DUBAI (Reuters) – An Israeli-owned ship hit by an explosion in the Gulf of Oman strategic waterway has arrived at a port in Dubai, where is it is due to be assessed in dry dock.
The MV Helios Ray, a vehicle-carrier ship, was hit overnight between Thursday and Friday by a blast above the water line that a U.S. defence official said ripped holes in both sides of its hull.
Israel’s defence minister on Saturday said that an initial assessment had found that Iran was responsible for the explosion. There was no immediate comment from Iranian officials.

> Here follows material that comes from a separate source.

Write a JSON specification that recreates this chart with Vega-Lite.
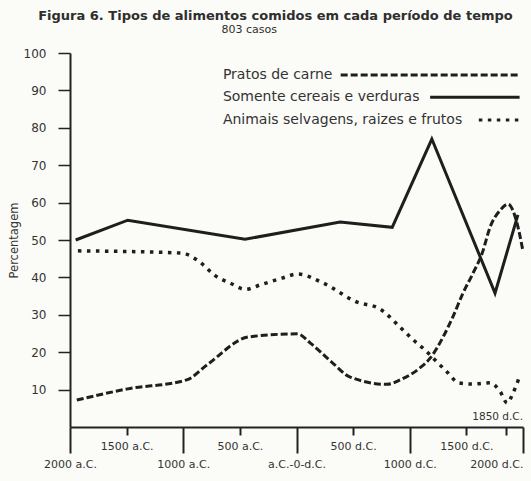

The blue and white ship is now berthed in Dubai’s Port Rashid, having sailed from its position off the coast of Omani capital Muscat, where the explosion occurred.
The Gulf of Oman links to Gulf waters via the strategically important Hormuz Strait, a narrow passage between Iran and Oman through which almost a fifth of the world’s oil passes.
An Israeli delegation was en route to Dubai to investigate the incident, Israeli Channel 13 News reported Saturday.
A spokesman for Dubai state port operator DP World, which owns and operates the dry docks, had said earlier on Sunday that the ship was due to arrive on Monday for assessment.
The MV Helios Ray is owned by Tel Aviv-based Ray Shipping Ltd through a company registered in the Isle of Man, a U.N. shipping database shows.
Tensions have risen in the Gulf region since the United States reimposed sanctions on Iran in 2018 after then-President Donald Trump withdrew from Tehran’s 2015 nuclear deal with major powers.
Since then Washington has blamed Iran for a number of attacks on shipping in Gulf waters, including two Saudi oil tankers. Iran distanced itself from those attacks.